▶ _Exercise goal_
Find each line containing the string "this". Copy it.

[Entries with chart source code]
###

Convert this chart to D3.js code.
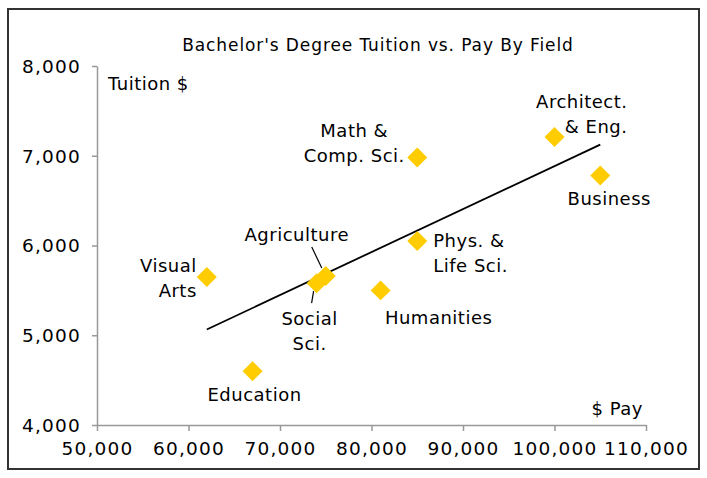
<!DOCTYPE html>
<html><head><meta charset="utf-8">
<script src="https://cdn.jsdelivr.net/npm/d3@7"></script>
<style>
html,body{margin:0;padding:0;background:#fff;}
svg text{font-family:"DejaVu Sans", sans-serif;fill:#000;}
</style></head>
<body><svg id="c" width="707" height="478"></svg>
<script>
const fields = ["Visual Arts","Education","Social Sci.","Agriculture","Humanities","Phys. & Life Sci.","Math & Comp. Sci.","Architect. & Eng.","Business"];
const pay = [62000, 67000, 74000, 75000, 81000, 85000, 85000, 100000, 105000];
const tuition = [5650, 4600, 5580, 5660, 5500, 6050, 6980, 7210, 6780];
const xTicks = [50000,60000,70000,80000,90000,100000,110000];
const yTicks = [4000,5000,6000,7000,8000];
const title = "Bachelor's Degree Tuition vs. Pay By Field";

const svg = d3.select("#c");
const fs = 18, ls = "0.5px";
svg.append("rect").attr("x",8).attr("y",9).attr("width",691).attr("height",460)
  .attr("fill","#fff").attr("stroke","#333").attr("stroke-width",2);

const x = d3.scaleLinear().domain([50000,110000]).range([97,646]);
const y = d3.scaleLinear().domain([4000,8000]).range([425,66]);
const fmt = d3.format(",");

const gx = svg.append("g").attr("transform","translate(0,425)")
  .call(d3.axisBottom(x).tickValues(xTicks).tickFormat(fmt).tickSize(6).tickSizeOuter(0));
const gy = svg.append("g").attr("transform","translate(97,0)")
  .call(d3.axisLeft(y).tickValues(yTicks).tickFormat(fmt).tickSize(5).tickSizeOuter(0));
[gx,gy].forEach(g=>{
  g.selectAll("path,line").attr("stroke","#999").attr("stroke-width",1.5);
  g.selectAll("text").style("font-size","18.5px").style("font-family","'DejaVu Sans', sans-serif")
    .style("letter-spacing","1.2px").attr("fill","#000");
});
gx.selectAll("text").attr("dy","0").attr("y",30);
gy.selectAll("text").attr("x",-16).attr("dy","0.35em");

// trendline (least squares)
const n = pay.length;
const mx = d3.mean(pay), my = d3.mean(tuition);
let sxy=0,sxx=0;
for(let i=0;i<n;i++){sxy+=(pay[i]-mx)*(tuition[i]-my);sxx+=(pay[i]-mx)**2;}
const b = sxy/sxx, a = my - b*mx;
const x0 = d3.min(pay), x1 = d3.max(pay);
svg.append("line").attr("x1",x(x0)).attr("y1",y(a+b*x0)).attr("x2",x(x1)).attr("y2",y(a+b*x1))
  .attr("stroke","#000").attr("stroke-width",1.8);

// points
svg.append("g").selectAll("path").data(pay).join("path")
  .attr("d",d3.symbol(d3.symbolSquare,200))
  .attr("transform",(d,i)=>`translate(${x(d)},${y(tuition[i])}) rotate(45)`)
  .attr("fill","#FFCC00");

// labels
const lbl = [
  {lines:["Visual","Arts"], dx:-10, dy:-5, anchor:"end"},
  {lines:["Education"], dx:2, dy:30, anchor:"middle"},
  {lines:["Social","Sci."], dx:-7, dy:42, anchor:"middle"},
  {lines:["Agriculture"], dx:-29, dy:-35, anchor:"middle"},
  {lines:["Humanities"], dx:58, dy:34, anchor:"middle"},
  {lines:["Phys. &","Life Sci."], dx:16, dy:6, anchor:"start"},
  {lines:["Math &","Comp. Sci."], dx:-63, dy:-21, anchor:"middle"},
  {lines:["Architect.","& Eng."], dx:73, dy:-29, anchor:"end"},
  {lines:["Business"], dx:9, dy:30, anchor:"middle"}
];
const lg = svg.append("g");
lbl.forEach((l,i)=>{
  const t = lg.append("text").attr("text-anchor",l.anchor).style("font-size",fs+"px").style("letter-spacing",ls);
  l.lines.forEach((s,k)=>{
    t.append("tspan").attr("x",x(pay[i])+l.dx).attr("y",y(tuition[i])+l.dy+k*25).text(s);
  });
});
// leader lines
const ia = fields.indexOf("Agriculture"), is = fields.indexOf("Social Sci.");
svg.append("line").attr("x1",x(pay[ia])-14).attr("y1",y(tuition[ia])-29).attr("x2",x(pay[ia])-4).attr("y2",y(tuition[ia])-8)
  .attr("stroke","#000").attr("stroke-width",1.2);
svg.append("line").attr("x1",x(pay[is])-3).attr("y1",y(tuition[is])+8).attr("x2",x(pay[is])-5).attr("y2",y(tuition[is])+20)
  .attr("stroke","#000").attr("stroke-width",1.2);

svg.append("text").attr("x",378).attr("y",51).attr("text-anchor","middle").style("font-size","17px").style("letter-spacing","0.9px").text(title);
svg.append("text").attr("x",108).attr("y",90).style("font-size",fs+"px").style("letter-spacing",ls).text("Tuition $");
svg.append("text").attr("x",643).attr("y",415).attr("text-anchor","end").style("font-size",fs+"px").style("letter-spacing",ls).text("$ Pay");
</script></body></html>
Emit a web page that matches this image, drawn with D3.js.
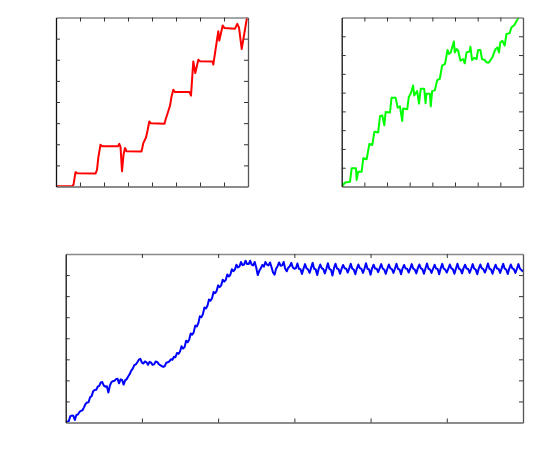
<!DOCTYPE html>
<html><head><meta charset="utf-8">
<script src="https://cdn.jsdelivr.net/npm/d3@7"></script>
<style>body{margin:0;background:#fff}svg{display:block}</style>
</head><body>
<script>
// Panel 1 (red)
const redX = [0,0.667,0.729,0.8125,0.875,1.646,1.708,1.7625,1.854,1.917,2.583,2.638,2.688,2.75,2.8125,2.875,2.9375,3.5625,3.6375,3.75,3.8125,3.8875,3.958,4.5208,4.5625,4.654,4.75,4.8125,4.8875,4.958,5.5625,5.625,5.7208,5.804,5.929,6.0,6.521,6.554,6.7625,6.804,6.946,7.021,7.458,7.554,7.625,7.7375,7.875,7.958];
const redY = [0.01,0.01,0.08,0.68,0.63,0.61,0.79,1.36,1.98,1.91,1.90,2.02,1.88,0.72,1.50,1.82,1.67,1.66,2.05,2.32,2.64,3.08,2.99,2.97,3.16,3.48,3.82,4.25,4.58,4.47,4.47,4.30,5.92,5.37,6.00,5.93,5.92,5.77,7.35,6.91,7.62,7.50,7.47,7.70,7.52,6.51,7.43,8.0];
const redXTicks = [1,2,3,4,5,6,7];
const redYTicks = [1,2,3,4,5,6,7];

// Panel 2 (green)
const greenX = [0.03,0.145,0.366,0.44,0.63,0.66,0.73,0.88,0.95,1.10,1.22,1.35,1.44,1.61,1.69,1.79,1.88,1.94,2.13,2.20,2.38,2.47,2.57,2.67,2.71,2.89,2.96,3.05,3.15,3.20,3.33,3.41,3.49,3.64,3.70,3.74,3.89,3.93,3.99,4.11,4.21,4.33,4.43,4.56,4.67,4.73,4.81,4.95,4.99,5.07,5.14,5.24,5.36,5.43,5.51,5.65,5.68,5.75,5.84,5.95,6.02,6.12,6.19,6.31,6.39,6.50,6.65,6.77,6.87,6.94,7.00,7.09,7.19,7.27,7.41,7.49,7.63,7.74,7.81];
const greenY = [0.04,0.21,0.25,0.97,0.97,0.35,0.79,0.79,1.50,1.45,2.26,2.21,2.91,2.88,3.74,3.79,3.26,3.97,3.94,4.73,4.73,4.20,4.27,3.49,4.15,4.11,4.76,4.97,5.38,4.85,5.08,4.41,5.21,5.21,4.44,4.94,4.94,4.27,5.08,5.12,5.65,5.74,6.44,6.53,7.27,7.06,7.14,7.72,7.14,7.32,7.23,6.70,6.79,6.56,7.14,7.20,7.44,6.74,6.85,6.79,7.27,7.27,6.79,6.74,6.61,6.61,6.88,7.29,7.41,7.14,7.67,7.76,7.50,8.12,8.17,8.47,8.61,8.87,9.0];
const greenXTicks = [1,2,3,4,5,6,7];
const greenYTicks = [1,2,3,4,5,6,7,8];

// Panel 3 (blue), one sample every 0.02 on x, from 0 to 6
const blueStep = 0.02;
const blueY = [
0.03,0.05,0.06,0.30,0.33,0.32,0.12,0.36,0.38,0.50,
0.55,0.58,0.72,0.88,0.95,0.96,1.20,1.25,1.48,1.54,
1.55,1.70,1.74,1.90,1.92,1.75,1.70,1.72,1.42,1.75,
1.92,1.96,1.98,2.06,2.08,1.86,2.05,2.02,1.80,2.00,
2.06,2.18,2.30,2.46,2.56,2.72,2.76,2.86,2.98,3.02,
2.84,2.80,2.90,2.86,2.74,2.88,2.84,2.74,2.76,2.90,
2.88,2.78,2.72,2.68,2.64,2.68,2.84,2.86,2.90,3.00,
2.98,3.12,3.10,3.30,3.26,
3.37,3.62,3.51,3.58,3.88,3.81,3.93,4.23,4.17,4.29,
4.60,4.56,4.71,5.04,5.00,5.14,5.46,5.41,5.54,5.84,
5.78,5.90,6.20,6.14,6.24,6.51,6.43,6.51,6.78,6.69,
6.77,7.03,6.93,7.01,7.28,7.18,7.27,7.49,7.36,7.41,
7.62,7.47,7.50,7.68,7.52,7.52,7.68,7.50,7.46,7.62,
7.36,7.00,7.20,7.32,7.48,7.40,7.62,7.50,7.46,7.60,
7.38,7.12,7.02,7.30,7.42,7.60,7.44,7.46,7.62,7.30,
7.18,7.35,7.42,7.58,7.36,7.30,
7.32,7.55,7.30,7.28,7.05, 7.30,7.52,7.32,7.26,7.10,
7.34,7.58,7.30,7.27,7.00, 7.31,7.50,7.33,7.28,7.08,
7.30,7.56,7.29,7.25,6.98, 7.33,7.54,7.31,7.28,7.06,
7.30,7.48,7.32,7.30,7.12, 7.32,7.53,7.30,7.26,7.04,
7.31,7.50,7.33,7.29,7.10, 7.30,7.56,7.30,7.27,7.02,
7.32,7.49,7.31,7.30,7.14, 7.33,7.52,7.30,7.26,7.06,
7.30,7.50,7.32,7.28,7.10, 7.31,7.54,7.29,7.27,7.04,
7.32,7.48,7.31,7.30,7.12, 7.30,7.52,7.30,7.26,7.08,
7.33,7.50,7.32,7.28,7.06, 7.31,7.55,7.30,7.27,7.10,
7.30,7.49,7.31,7.29,7.04, 7.32,7.53,7.30,7.26,7.12,
7.31,7.50,7.32,7.28,7.06, 7.30,7.54,7.30,7.27,7.08,
7.33,7.49,7.31,7.29,7.10, 7.30,7.52,7.30,7.26,7.04,
7.32,7.50,7.32,7.28,7.12, 7.31,7.55,7.30,7.27,7.06,
7.30,7.49,7.31,7.29,7.10, 7.32,7.53,7.30,7.26,7.05,
7.31,7.50,7.32,7.28,7.10, 7.30,7.52,7.30,7.24,7.16];
const blueXTicks = [1,2,3,4,5];
const blueYTicks = [1,2,3,4,5,6,7];

const svg = d3.select("body").append("svg").attr("width",550).attr("height",472);

function panel(cfg){
  const x = d3.scaleLinear().domain(cfg.xDomain).range([cfg.left, cfg.right]);
  const y = d3.scaleLinear().domain(cfg.yDomain).range([cfg.bottom, cfg.top]);
  const g = svg.append("g");
  const id = "clip" + cfg.name;
  svg.append("clipPath").attr("id", id).append("rect")
    .attr("x", cfg.left).attr("y", cfg.top - 1)
    .attr("width", cfg.right - cfg.left).attr("height", cfg.bottom - cfg.top + 1);
  const line = d3.line().x(d => x(d[0])).y(d => y(d[1]));
  g.append("path").datum(cfg.data).attr("d", line)
    .attr("fill","none").attr("stroke", cfg.color).attr("stroke-width", 2)
    .attr("stroke-linejoin","round").attr("clip-path", `url(#${id})`);
  const tk = 4;
  const style = (sel, domColor) => {
    sel.selectAll(".tick text").remove();
    sel.selectAll(".tick line").attr("stroke","#333");
    sel.select(".domain").attr("stroke", domColor).attr("stroke-width", 1.3);
  };
  g.append("g").attr("transform",`translate(0,${cfg.top})`)
    .call(d3.axisTop(x).tickValues(cfg.xTicks).tickSizeInner(-tk).tickSizeOuter(0).tickFormat(""))
    .call(s => style(s, "#888"));
  g.append("g").attr("transform",`translate(${cfg.right},0)`)
    .call(d3.axisRight(y).tickValues(cfg.yTicks).tickSizeInner(-tk).tickSizeOuter(0).tickFormat(""))
    .call(s => style(s, "#555"));
  g.append("g").attr("transform",`translate(0,${cfg.bottom})`)
    .call(d3.axisBottom(x).tickValues(cfg.xTicks).tickSizeInner(-tk).tickSizeOuter(0).tickFormat(""))
    .call(s => style(s, "#666"));
  g.append("g").attr("transform",`translate(${cfg.left},0)`)
    .call(d3.axisLeft(y).tickValues(cfg.yTicks).tickSizeInner(-tk).tickSizeOuter(0).tickFormat(""))
    .call(s => style(s, "#111"));
}

panel({name:"r", color:"#ff0000", left:56, right:248, top:17.5, bottom:186.5,
  xDomain:[0,8], yDomain:[0,8], xTicks:redXTicks, yTicks:redYTicks,
  data: redX.map((v,i)=>[v, redY[i]])});
panel({name:"g", color:"#00ff00", left:341.7, right:523, top:17.5, bottom:186.5,
  xDomain:[0,8], yDomain:[0,9], xTicks:greenXTicks, yTicks:greenYTicks,
  data: greenX.map((v,i)=>[v, greenY[i]])});
panel({name:"b", color:"#0000ff", left:65.7, right:523, top:254, bottom:422.5,
  xDomain:[0,6], yDomain:[0,8], xTicks:blueXTicks, yTicks:blueYTicks,
  data: blueY.map((v,i)=>[i*blueStep, v])});
</script>
</body></html>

###

▶ _Result of the task_
Convert this chart to D3.js code.
Emit a web page that matches this image, drawn with D3.js.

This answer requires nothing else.